Material de Lectura

Nota introductoria
 
 

Entre los escritores de su generación ninguno cultiva como Héctor Manjarrez el cuento como verdadera forma artística, en una época en que el “texto” ha borrado, no siempre para bien, las fronteras, tan sutiles como precisas, entre los géneros narrativos. Si soslayamos su primer libro (Acto propiciatorio, 1970), Manjarrez ha publicado solamente quince cuentos en casi treinta años. En No todos los hombres son románticos (ERA, 1983) y Ya casi no tengo rostro (ERA, 1996) leemos esos cuentos, testimonio de este notabilísimo caso de rigor y autocrítica, contrastado con un horizonte narrativo que se caracterizó por la megalomanía autobiográfica y el dispendio anual de talento.

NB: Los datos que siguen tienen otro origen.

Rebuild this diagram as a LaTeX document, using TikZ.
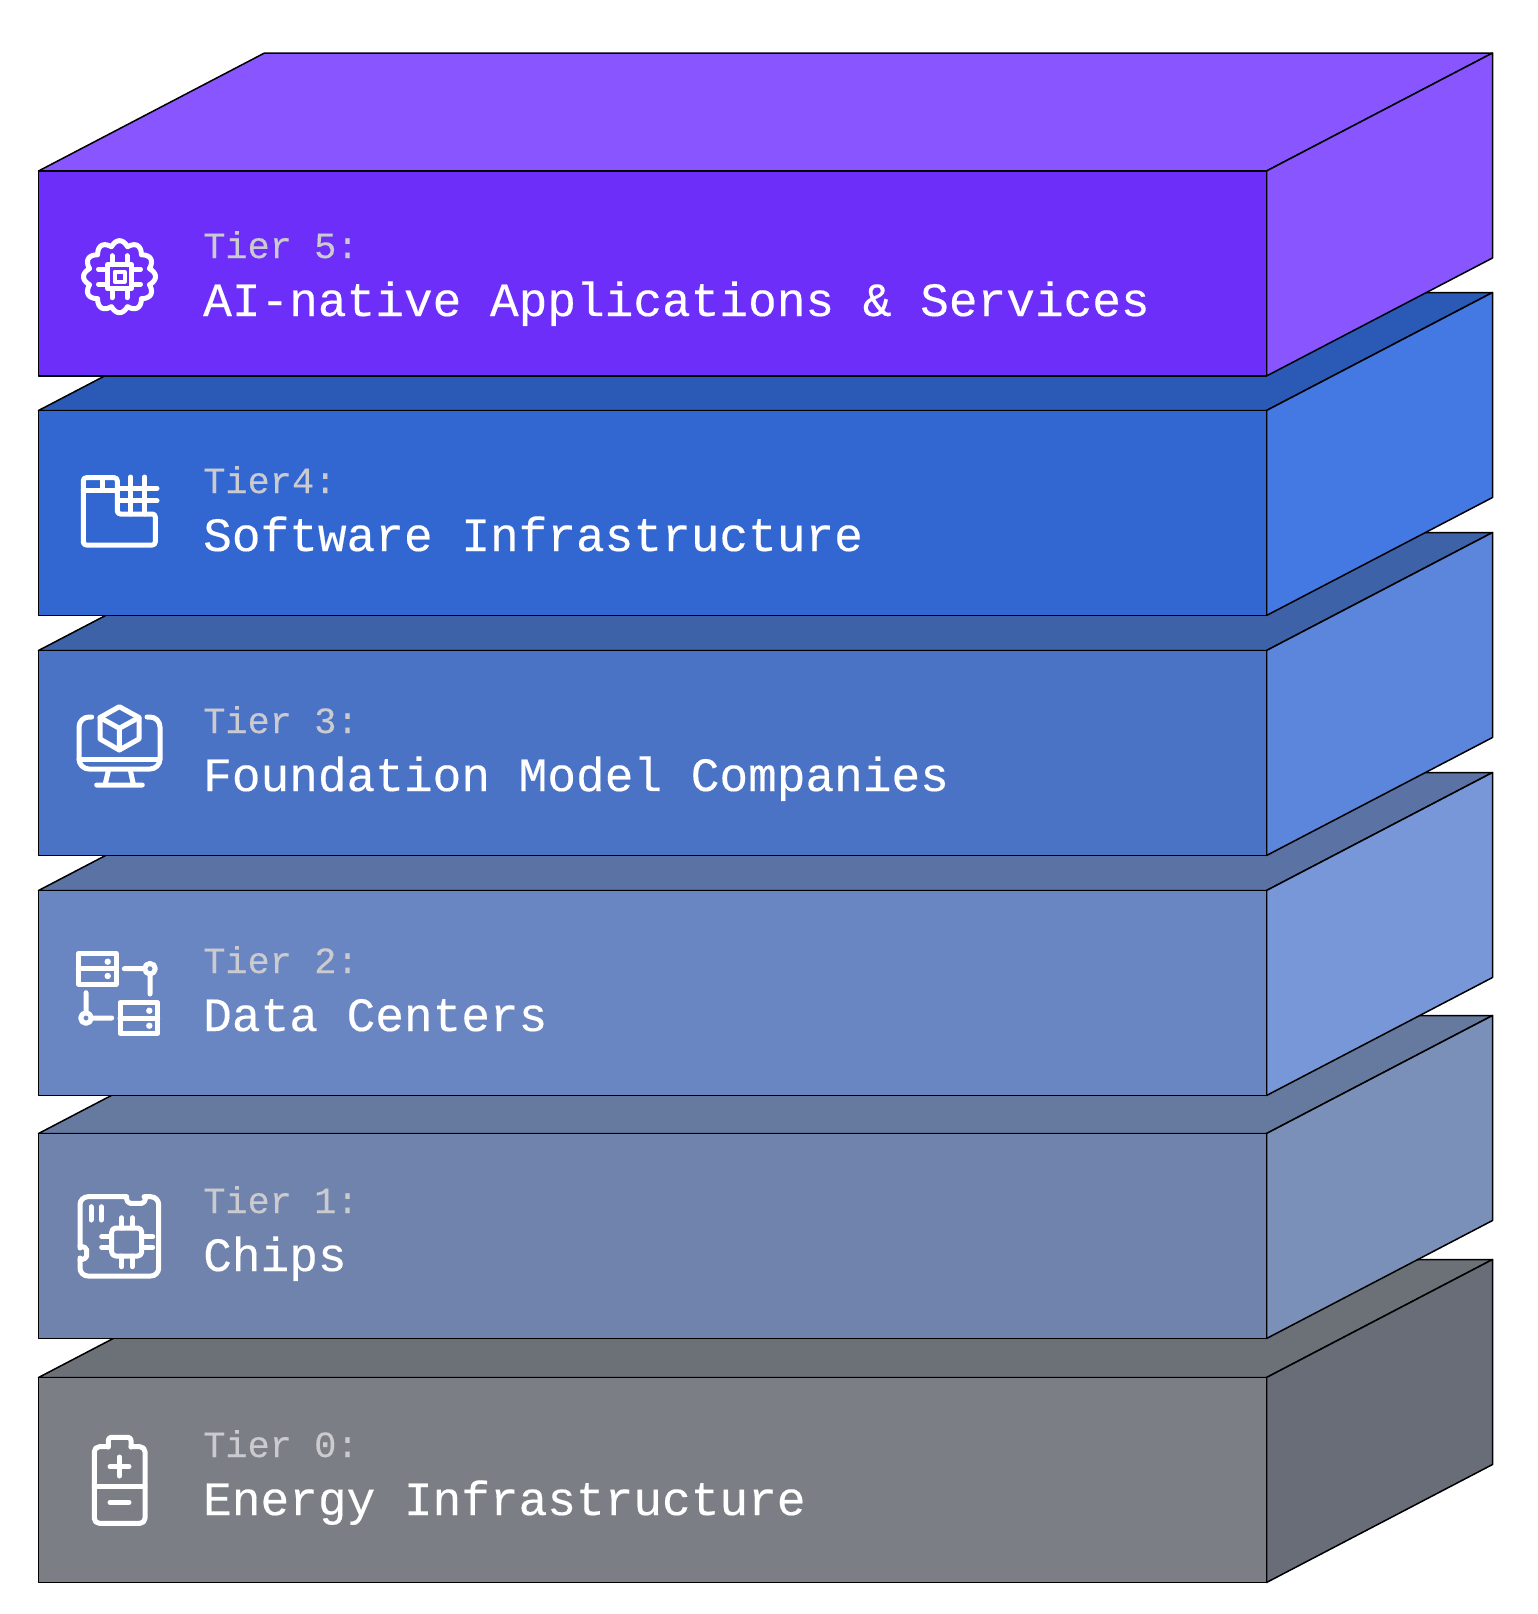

Héctor Manjarrez es también melómano, un memorioso ensayista literario (El camino de los sentimientos, ERA, 1990) y ese poeta que acaso disfruta de las libertades garantizadas por su exclusión del canon, como puede leerse en El golpe avisa (1979) y Canciones para los que se han separado (1985), ambos publicados por ERA. Su poesía suele ser sentenciosa: acompaña, resume y refuta su obra narrativa. Un puñado de los cuentos de Manjarrez (ciudad de México, 1945) pasarán al canon de la prosa hispanoamericana durante el siguiente siglo.

Manjarrez suele leerse como un cronista de la educación sentimental de los jóvenes europeos y latinoamericanos de los años sesenta y setenta. No dudo que lo sea, o que lo haya sido, si atendemos a sus novelas Lapsus (1971) y Pasaban en silencio nuestros dioses (ERA, 1987). Su experiencia internacional —la de un muchacho que vivió en Belgrado, París y Londres durante una década— se convirtió, cuando regresó a México en 1971, en una búsqueda que sintetiza una literatura en movimiento capaz de trascender, enriqueciéndolos, los tópicos amorosos, sexuales y políticos de esa minoría emocional que habitualmente se reconoce en la narrativa de Manjarrez. Y es que más que de una trascendencia, se trata de una inmanencia, a través de la minuciosa pintura que Manjarrez realiza en cada una de sus escenas y frente a sus personajes, particularidad que lo salvará, en la mayoría de sus textos, de padecer las inclemencias del fin de una época, aquel “breve e intenso tiempo”, que él encarnó como pocos de los escritores mexicanos.

Creo, como ya lo escribí en otro sitio, que Manjarrez fue un escritor pagano enamorado de las lenguas bárbaras, de la Revolución como culto dionisiaco, de la Contracultura como una nueva escuela de las mujeres (y de los hombres). Es un moderno, tal como entendían los romanos esa palabra, es decir, alguien que vive un tiempo común al resto de los ciudadanos, comunidad que no es “actual” sino espacial, un vínculo con la incesante y lucreciana metamorfosis de todas las cosas, las constelaciones y los cuerpos. Ovidio y Flaubert serán siempre modernos en la medida que la suya es una experiencia artística intemporal, común a muchos hombres y a tantas mujeres: el arte de amar y la ordalía del desamparo. En ese sentido, escogí dos de los cuentos más emblemáticos de Manjarrez: “Cuerpos” y “Fin del mundo”. El primero, tomado de No todos los hombres son románticos (Premio Xavier Villaurrutia 1983), traza el rito de la iniciación erótica, ese momento de la masculinidad que la literatura generalmente malbarata; el segundo —cuento final de Ya casi no tengo rostro— mira con frialdad el más íntimo de nuestros terrores, que también es el más vulgar y cotidiano: esa devastación incesante y minuciosa transitada por la pareja. “Cuerpos” es una escena de Balzac revisada por Gombrowicz; “Fin del mundo”, un auténtico cuento de horror como lo son las primeras películas de Bergman. Ambos textos escapan de la actualidad romántica, de su grotesca e irresistible mentira, para quedar como piezas clásicas en la medida en que congelan o esculpen el placer y el dolor, la sonrisa y la mueca. Son ejemplares, a su vez, por su fidelidad con la retórica del cuento, género quizá más cercano a la poesía que a la novela. Entre la nostalgia y el pesimismo, la destrucción o el amor, Eros y Tanatos, Manjarrez nos interroga sobre mente y cuerpo. No le interesan las respuestas porque el suyo es un arte de la pregunta.